Not that she doesn’t belong. Hopper seems to run with a pretty big pack. The stories here aren’t accounts of loneliness, isolation, or estrangements. An electric current of youth and possibility energizes Hopper and her friends, but she’s the one who records the jolts.
Yet Hopper seems to experience her most meaningful moments alone. Picking up the local alternative paper with “my first piece in it,” she doesn’t write of sharing the news with anyone, but marveling that “like magic, here, thirteen years after the fact, I am finally living my teenage dream.”
The dedication page has a photo torn from a photo strip and this inscription: “To JR, for teaching me about Chicago and being down for whatever.” JR is the friend Hopper confides in, the one she’s closest to, who houses her extra set of keys. His is a quiet, supportive presence throughout the book, a ballast to the balloon of Hopper’s adventures, a soulful presence who reflects, after seeing a man killed, that “perspective came quick, one night, maybe two. You make peace with death’s swift manners, and it raises you up.”
The dated entries are very short (sometimes one or two pages), each encapsulating a little adventure, and the feelings Hopper had about it, with titles like “Born (Again) in the USA,” “Can’t Be Stopped,” “People Who Died, Died,” “Pony Hair Sandals,” “New Day Rising.” While “There is a Light on My Bike That Never Goes Out” is an obvious nod to the band The Smiths, these could all be song titles. Music is important to Hopper, and the merits of different bands making the scene at the time are often discussed. Vampire Weekend is a big deal; Conor Oberst’s band, Bright Eyes, warrants mixed feelings. Driving with friends, Hopper and her pals listen to Exile in Guyville, “and the boys sang every word, explaining all they came to understand from it.” (Liz Phair, the musician behind that album, is a Wicker Park-native.) Night Moves takes its title from a song by Bob Seger.

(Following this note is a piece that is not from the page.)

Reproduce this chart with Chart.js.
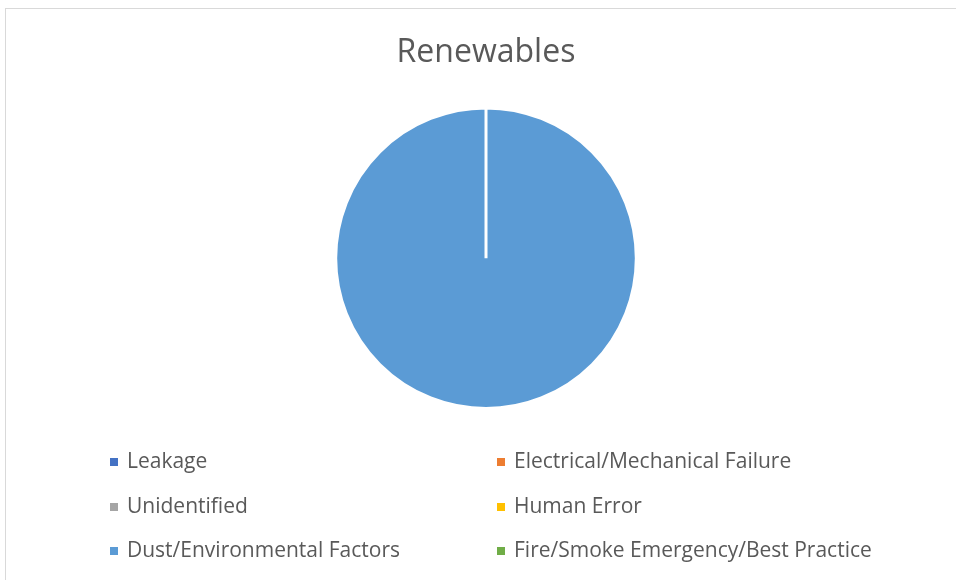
<!DOCTYPE html>
<html>
<head>
<meta charset="utf-8">
<script src="https://cdn.jsdelivr.net/npm/chart.js@4.4.0/dist/chart.umd.min.js"></script>
<style>
  html, body { margin: 0; padding: 0; background: #fff; }
  #wrap { position: relative; width: 956px; height: 580px; overflow: hidden; font-family: 'Open Sans', sans-serif; }
  #frame { position: absolute; left: 5px; top: 8px; right: -2px; bottom: -2px; border-left: 1px solid #d9d9d9; border-top: 1px solid #d9d9d9; }
  #chart { position: absolute; left: 0; top: 0; }
  .lg-item { position: absolute; height: 24px; line-height: 24px; font-size: 21px; color: #595959; white-space: nowrap; }
  .lg-box { position: absolute; width: 8px; height: 8px; top: 8px; }
  .lg-text { position: absolute; left: 17px; top: -2px; }
</style>
</head>
<body>
<div id="wrap">
  <div id="frame"></div>
  <canvas id="chart" width="956" height="580"></canvas>
  <div id="legend"></div>
</div>
<script>
const TITLE = 'Renewables';
const CATEGORIES = ['Leakage', 'Electrical/Mechanical Failure', 'Unidentified', 'Human Error', 'Dust/Environmental Factors', 'Fire/Smoke Emergency/Best Practice'];
const VALUES = [0, 0, 0, 0, 1, 0];
const COLORS = ['#4472C4', '#ED7D31', '#A5A5A5', '#FFC000', '#5B9BD5', '#70AD47'];

// legend grid positions (two columns, row-major like the original)
const LEGEND_COLS = [110, 497];
const LEGEND_ROWS = [450, 494.5, 539];

Chart.defaults.font.family = "'Open Sans', sans-serif";

const chart = new Chart(document.getElementById('chart').getContext('2d'), {
  type: 'pie',
  data: {
    labels: CATEGORIES,
    datasets: [{
      data: VALUES,
      backgroundColor: COLORS,
      borderColor: '#FFFFFF',
      borderWidth: 3,
      hoverOffset: 0
    }]
  },
  options: {
    responsive: false,
    animation: false,
    layout: { padding: { left: 16, right: 0, top: 0, bottom: 170 } },
    plugins: {
      legend: { display: false },
      tooltip: { enabled: false },
      title: {
        display: true,
        text: TITLE,
        color: '#595959',
        font: { size: 32, weight: 'normal' },
        padding: { top: 34, bottom: 34 }
      }
    }
  }
});

function renderLegend() {
  const el = document.getElementById('legend');
  el.innerHTML = CATEGORIES.map((c, i) => {
    const x = LEGEND_COLS[i % 2];
    const y = LEGEND_ROWS[Math.floor(i / 2)];
    return `<div class="lg-item" style="left:${x}px;top:${y}px">
      <span class="lg-box" style="background:${COLORS[i]}"></span>
      <span class="lg-text">${c}</span>
    </div>`;
  }).join('');
}

renderLegend();
</script>
</body>
</html>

Despite its diary-like format, Hopper reveals little of her deeply private feelings. The intimacy is between Hopper and her friends, not between Hopper and the reader. This is partly a result of the book’s structure: the missives act almost as “daily bulletins” without the kind of reflection on them that can only come with time. Hopper’s not looking back on what happened to search for a deeper meaning; she’s creating a feeling of immediacy.
Night Moves seems like it evolved out of a blog and it has what feels like a constructed throwaway, dashed-off quality, carefully pruned to highlight its insights. When a friend’s father dies, Hopper writes“[t]he old people at the service, of course, know how to grieve and what to say, how to say it, to hug and not pat the arm awkwardly, and that you bring a hot dish…there was nothing unknown in their mourning. It was sure, they knew its form and shape. Our table of kid-friends, we were moving like nervous atoms because of what we do not know yet.”
Sometimes the writing seems to mask how much time Hopper has been deeply considering something, as if she didn’t want to be seen as caring as much as she does. When Hopper runs into an old boyfriend (the only mention of a romantic relationship in the book), she writes “I think he thought I was just being vindictive for that time he ruined 1997-2002.”
Physically, Night Moves is a small book (one that could fit in the inside pocket of a jean jacket), with French flaps, perfect for marking your place, although it’s likely you’ll read it quickly. It’s easy and compelling. For all its cool posturing, Night Moves is actually very sweet, and may be best evoked in an image of Hopper and a friend walking their bikes home late at night, trying to think up an old band’s back catalogue: “Aging loners waxing nerdy in the night light.”